ERYILMAZ T. , YEŞİLYURT M. K.

FRESENIUS ENVIRONMENTAL BULLETIN, vol.24, pp.1016-1024, 2015 (Journal Indexed in SCI) identifier identifier

  • Publication Type: Article / Article
  • Volume: 24
  • Publication Date: 2015
  • Title of Journal : FRESENIUS ENVIRONMENTAL BULLETIN
  • Page Numbers: pp.1016-1024

Abstract

In the face of continuously rising energy prices, depleting fossil fuel resources and environmental problems caused by them, interest in alternative energy sources is increasing day by day. Vegetable oils are one of the important alternative energy sources. Furthermore, these oils can be used as fuel in diesel engines. One of the biggest problems of using vegetable oils as fuels is their high viscosity value. Transesterification is a good way to decrease their viscosity and density. Early prediction of viscosity of biodiesel and its blends with diesel fuel saves time and effort, and also provides correct blending rates for diesel engines. In this study, through neutralization process, neutralized waste cooking oil (NWCO) was obtained. Then, biodiesel was produced from NWCO via transesterification method using sodium hydroxide (NaOH) and methyl alcohol. The resulting biodiesel was mixed with diesel fuel by means of volumetric ratios of 5, 20 and 50%. Using a Koehler brand K23377 viscosity measurement device, kinematic viscosities of B100, B50, B20, B5, diesel and NWCO were determined to be between the ranges of 303.15-373.15 K for each 10-K interval. Additionally, kinematic viscosities of B100, B50, B20, B5, diesel and NWCO were estimated by means of Arrhenius blending equation. Kinematic viscosity changes depending on the temperature, absolute errors and percentage error rates were determined by using Andrade equations with 2 and 3 constants via MATLAB R2008a package program. Kinematic viscosities of 50, B20 and B5 fuels, obtained by the Arrhenius equation with an experimental value, in the temperature range of 303.15-373.15 K, were compared and maximum error rates (10.18, 6.086 and 7.809%) were determined, respectively.

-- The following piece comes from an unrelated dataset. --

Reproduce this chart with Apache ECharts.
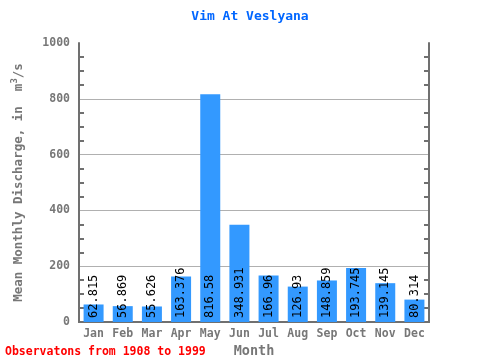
<!DOCTYPE html>
<html><head><meta charset="utf-8">
<script src="https://cdn.jsdelivr.net/npm/echarts@6/dist/echarts.min.js"></script>
<style>html,body{margin:0;padding:0;background:#fff}#c{width:480px;height:360px}</style>
</head><body><div id="c"></div>
<script>
var months = ['Jan','Feb','Mar','Apr','May','Jun','Jul','Aug','Sep','Oct','Nov','Dec'];
var discharge = [62.815, 56.869, 55.626, 163.376, 816.58, 348.931, 166.96, 126.93, 148.859, 193.745, 139.145, 80.314];
var yTicks = [0, 200, 400, 600, 800, 1000];

var FONT = 'DejaVu Sans Mono';
var AX = '#707070';
var chart = echarts.init(document.getElementById('c'));
chart.setOption({
  animation: false,
  title: {text: 'Vim At Veslyana', left: 245, top: 5, textAlign: 'center',
    textStyle: {fontFamily: FONT, fontSize: 13, fontWeight: 'bold', color: '#0066ff'}},
  graphic: [{type: 'text', left: 5, top: 346, style: {text: 'Observatons from 1908 to 1999', fontFamily: FONT, fontSize: 11.5, fontWeight: 'bold', fill: '#ff0000'}}],
  grid: {left: 79, right: 51, top: 43, bottom: 38, containLabel: false, outerBoundsMode: 'none'},
  xAxis: [{
    type: 'category', data: months, position: 'bottom',
    axisLine: {lineStyle: {color: AX, width: 2}},
    axisTick: {inside: true, length: 7, lineStyle: {color: AX, width: 2}},
    axisLabel: {fontFamily: FONT, fontSize: 11.5, fontWeight: 'bold', color: '#777', margin: 6},
    name: 'Month', nameLocation: 'middle', nameGap: 16,
    nameTextStyle: {fontFamily: FONT, fontSize: 13.5, fontWeight: 'bold', color: '#777'}
  }, {
    type: 'category', data: months, position: 'top',
    axisLine: {lineStyle: {color: AX, width: 2}},
    axisTick: {inside: true, length: 8, lineStyle: {color: AX, width: 2}},
    axisLabel: {show: false}
  }],
  yAxis: [{
    type: 'value', min: 0, max: 1000, interval: 200, position: 'left',
    axisLine: {show: true, lineStyle: {color: AX, width: 2}},
    axisTick: {inside: true, length: 8, lineStyle: {color: AX, width: 2}},
    minorTick: {show: true, splitNumber: 4, length: 5, lineStyle: {color: AX, width: 2}},
    splitLine: {show: true, lineStyle: {color: '#b0b0b0', width: 1}, showMinLine: false, showMaxLine: false},
    axisLabel: {fontFamily: FONT, fontSize: 11.5, fontWeight: 'bold', color: '#777', margin: 9,
      formatter: function(v){ return yTicks.indexOf(v) >= 0 ? String(v) : ''; }},
    name: 'Mean Monthly Discharge, in  m{s|3}/s', nameLocation: 'middle', nameGap: 52, nameRotate: 90,
    nameTextStyle: {fontFamily: FONT, fontSize: 12.5, fontWeight: 'bold', color: '#777',
      rich: {s: {fontFamily: FONT, fontSize: 9, fontWeight: 'bold', color: '#777', verticalAlign: 'bottom', padding: [0,0,8,0]}}}
  }, {
    type: 'value', min: 0, max: 1000, interval: 200, position: 'right',
    axisLine: {show: true, lineStyle: {color: AX, width: 2}},
    axisTick: {inside: true, length: 8, lineStyle: {color: AX, width: 2}},
    minorTick: {show: true, splitNumber: 4, length: 5, lineStyle: {color: AX, width: 2}},
    splitLine: {show: false},
    axisLabel: {show: false}
  }],
  series: [{
    type: 'bar', data: discharge, barWidth: 20,
    itemStyle: {color: '#3399ff'},
    label: {show: true, position: 'insideBottom', rotate: 90, align: 'left', verticalAlign: 'middle', distance: 4,
      fontFamily: FONT, fontSize: 12, color: '#000'}
  }]
});
</script></body></html>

When 2-constant Andrade equation was used, the maximum error rates for B50, B20 and B5 fuels were determined to be 8.398, 4.744, and 4.879%, respectively, and R-2 value was determined to be >0.9913. When 3-constant Andrade equation was used, the maximum error rates for B50, B20 and B5 fuels were determined to be 5.753, 1.632 and 1.022%, respectively, and R-2 value was determined to be >0.9969.